El termómetro resbala vertiginosamente; ellos se agrupan en los cajeros, en el metro, en los albergues, para no morirse de frío, desde noviembre pasado, y hasta marzo, ciertos espacios de la capital permanecen abiertos toda la noche. Entran arrastrando sus cajas de cartón, para acomodarse en compañía de otros, vagabundos, que han decidido pasar aquí la noche, el metro les proporciona un poco de calor, alejados aunque sea unos metros del hielo, y la nieve de la calle.
La luz ingrata desasosegada, el estrecho callejón sin salida, les ofrece un resto de la conexión hacia la vieja estación de tren, que se pone a disposición de ellos, son apenas unos metros de cemento en el suelo, que hay que saber compartir incluso con «organización jerárquica». Hay distancia entre el mendigo y el «yonqui», mas tirado y sin categoría, configuran los ladrones, los traficantes «profesionales», etc. Lleva un rato aprender el protocolo de la indigencia. Los primeros se acuestan cerca de la puerta, los segundos tienden deslizarse hacia el fondo, pero a la derecha en la misma estancia, dijéramos que parece y es, para ellos, otro «universo» ocupan siempre una esquina ordenada, y razonablemente limpia, su ropa impecable bien planchada, sus buenos abrigos, guantes de lana, el aseo personal perfecto… sin embargo ellos también forman parte de los que piden limosna en las calles de Madrid, y se refugian en este estrecho cálido cemento del metro. ¿Uno se pregunta el por qué? La respuesta: ¿Solo vengo a dormir, no vivo aquí?
Se van a los baños públicos por dos euros, pasan por Cáritas a cambiarse de ropa, dejando la usada, esto no lo pueden hacer en los grandes almacenes, a los grandes almacenes se meten a resguardarse del frío durante el día, a oír música, y leer revistas, que no necesitan comprar, solo la usan y la dejan, nadie podría sospechar su forma de vivir, observando el aspecto de estos últimos a los que me refiero.

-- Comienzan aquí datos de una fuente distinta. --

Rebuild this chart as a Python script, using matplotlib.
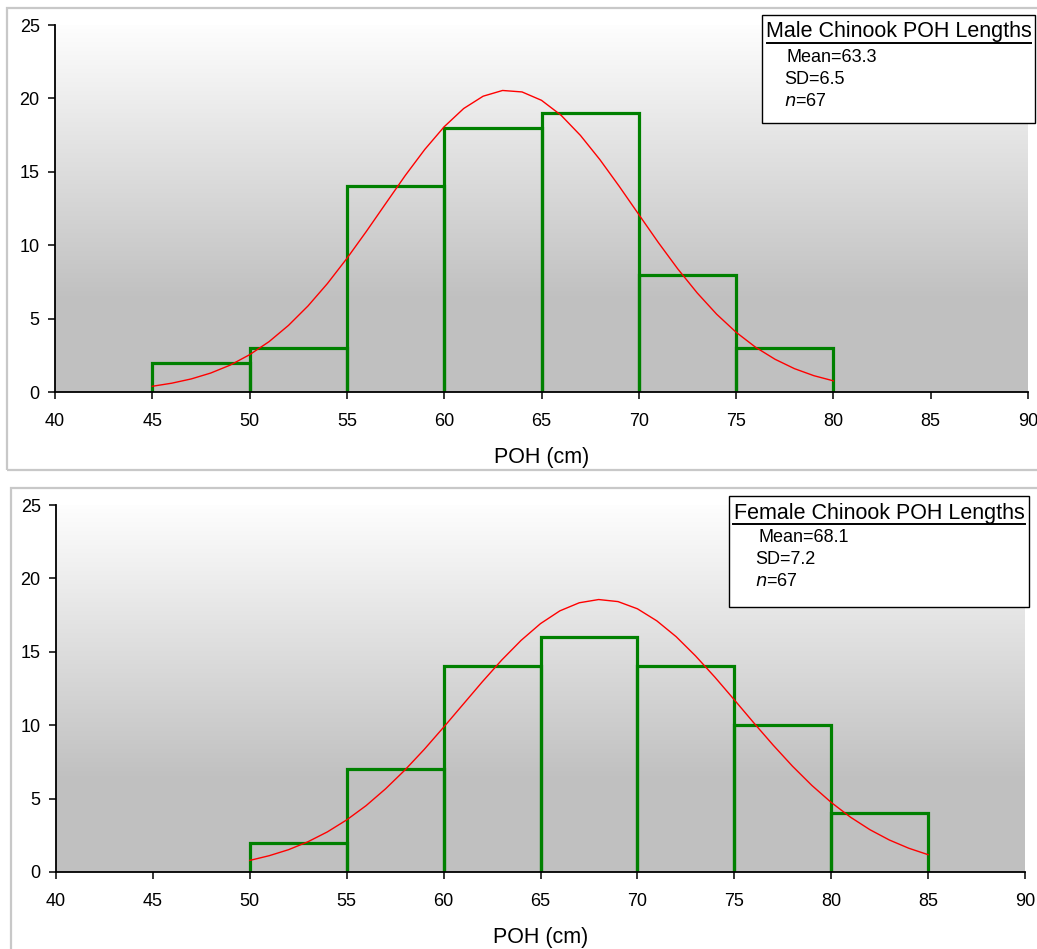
import matplotlib.pyplot as plt
from matplotlib.patches import Rectangle
import numpy as np

plt.rcParams['font.family'] = ['Liberation Sans', 'DejaVu Sans']

# histogram bins (left edges) and counts
male_edges = [45, 50, 55, 60, 65, 70, 75]
male_counts = [2, 3, 14, 18, 19, 8, 3]
female_edges = [50, 55, 60, 65, 70, 75, 80]
female_counts = [2, 7, 14, 16, 14, 10, 4]
bin_width = 5

# fitted normal curve, read at 1 cm steps
male_curve_x = list(range(45, 81))
male_curve_y = [0.39, 0.60, 0.89, 1.29, 1.83, 2.54, 3.43, 4.54, 5.86, 7.39,
                9.10, 10.94, 12.85, 14.75, 16.52, 18.07, 19.31, 20.15, 20.54, 20.44,
                19.87, 18.86, 17.48, 15.83, 14.00, 12.09, 10.19, 8.39, 6.75, 5.30,
                4.07, 3.05, 2.23, 1.59, 1.11, 0.76]
female_curve_x = list(range(50, 86))
female_curve_y = [0.79, 1.11, 1.52, 2.06, 2.73, 3.55, 4.52, 5.66, 6.94, 8.35,
                  9.86, 11.41, 12.96, 14.44, 15.78, 16.92, 17.79, 18.34, 18.56, 18.42,
                  17.93, 17.11, 16.03, 14.72, 13.27, 11.73, 10.17, 8.65, 7.21, 5.90,
                  4.74, 3.73, 2.88, 2.18, 1.62, 1.18]

male_title = "Male Chinook POH Lengths"
male_stats = ["Mean=63.3", "SD=6.5", r"$\it{n}$=67"]
female_title = "Female Chinook POH Lengths"
female_stats = ["Mean=68.1", "SD=7.2", r"$\it{n}$=67"]

W, H = 1037, 949
fig = plt.figure(figsize=(W / 100, H / 100), dpi=100)


def fx(px):
    return px / W


def fy(py):
    return 1 - py / H


# panel frames
for (x0, y0, x1, y1) in [(7, 8, 1045, 470), (11, 488, 1045, 955)]:
    fig.patches.append(Rectangle((fx(x0), fy(y1)), (x1 - x0) / W, (y1 - y0) / H,
                                 transform=fig.transFigure, fill=False,
                                 edgecolor='#c8c8c8', linewidth=1.6))

# background gradient: white on top, grey further down
g = np.linspace(0, 1, 256)
shade = np.clip(g / 0.75, 0, 1)
top_c = np.array([0.995, 0.995, 0.995])
bot_c = np.array([0.753, 0.753, 0.753])
grad = top_c[None, :] * (1 - shade[:, None]) + bot_c[None, :] * shade[:, None]
grad = np.repeat(grad[:, None, :], 2, axis=1)


def panel(rect, edges, counts, cx, cy, title, stats, box, sx, tw):
    ax = fig.add_axes(rect)
    ax.imshow(grad, extent=[40, 90, 0, 25], origin='upper', aspect='auto', zorder=0)
    # open-bottom bar outlines
    for x0, c in zip(edges, counts):
        ax.plot([x0, x0, x0 + bin_width, x0 + bin_width], [0, c, c, 0],
                color='#008000', linewidth=2.3, solid_joinstyle='miter', zorder=2)
    ax.plot(cx, cy, color='red', linewidth=1.0, zorder=3)
    ax.set_xlim(40, 90)
    ax.set_ylim(0, 25)
    ax.set_xticks(range(40, 91, 5))
    ax.set_yticks(range(0, 26, 5))
    ax.spines['top'].set_visible(False)
    ax.spines['right'].set_visible(False)
    for s in ('left', 'bottom'):
        ax.spines[s].set_linewidth(1.3)
        ax.spines[s].set_zorder(4)
    ax.tick_params(direction='out', length=5, width=1.1, labelsize=13)
    ax.tick_params(axis='x', pad=10)
    ax.tick_params(axis='y', pad=6)
    ax.set_xlabel("POH (cm)", fontsize=15.5, labelpad=12)
    # stats box
    bx0, by0, bx1, by1 = box
    fig.patches.append(Rectangle((fx(bx0), fy(by1)), (bx1 - bx0) / W, (by1 - by0) / H,
                                 transform=fig.transFigure, facecolor='white',
                                 edgecolor='black', linewidth=1))
    fig.text(fx((bx0 + bx1) / 2), fy(by0 + 17), title, ha='center', va='center',
             fontsize=15.5)
    fig.lines.append(plt.Line2D([fx((bx0 + bx1) / 2 - tw / 2), fx((bx0 + bx1) / 2 + tw / 2)],
                                [fy(by0 + 28)] * 2, transform=fig.transFigure,
                                color='black', linewidth=1.4))
    fig.text(fx(bx0 + sx), fy(by0 + 42), stats[0], va='center', fontsize=13)
    fig.text(fx(bx0 + sx - 3), fy(by0 + 64), stats[1], va='center', fontsize=13)
    fig.text(fx(bx0 + sx - 3), fy(by0 + 86), stats[2], va='center', fontsize=13)
    return ax


panel([fx(55), fy(392), 973 / W, 367 / H], male_edges, male_counts,
      male_curve_x, male_curve_y, male_title, male_stats, (762, 15, 1035, 123), 25, 264)
panel([fx(56), fy(872), 969 / W, 367 / H], female_edges, female_counts,
      female_curve_x, female_curve_y, female_title, female_stats, (729, 496, 1029, 607), 29, 292)

fig.savefig("out.png", dpi=100)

Algunos han estudio en colegios de sacerdotes, han viajaron por Europa, y desde los trece años se drogan, y desde hace siete años los hay en la fase terminal de sida, y con sus treinta y cinco años tienen ganas de morir. Hace tiempo que pasan del tratamiento. El Proyecto Hombre, Nueva frontera, son Instituciones de ayuda a los jóvenes para desengancharse de la droga, pero las recaídas les lleva otra vez a la droga. Y en medio, quedan familias, hijos, amigos trabajo etc.
Es la hora del chocolate caliente, diez de la noche, y chavales del voluntariado madrileño para el desarrollo reparten el contenido de unos termos, y vacían cajas de galletas en las manos tendidas. El espacio comienza a llenarse, a las doce de la noche serán unos cien, cada cual ordena su cartón y pelean sus centímetros de rigor, algunos duermen, otros charlan o comen unos bocadillos. Nada desde ahora nos llevará a pensar que todos son iguales.
Se cuentan sus historias desde esa caja de cartón, y tanto los gritos, como el llanto, se mezclan en la noche, algunos pensando en lo bien que estuvieron años atrás, cuando tenían un trabajo fijo, y digno, «ahora roban carteras, y otros hechos delictivos».
En el subterráneo del metro no hay ni una sola papelera para los desperdicios de los visitantes. El sistema de renovación de aire es del todo insuficiente para el tufo continuo de los porros o de los canutos de cocaína y heroína. No hay agua, y el único retrete es un inodoro portátil que permanece lleno hasta diez días seguidos. Cada mañana, eso sí, se limpia y se desinfecta el recinto. La boca caliente se traga en la noche fría de Madrid, las historias de nuestros semejantes.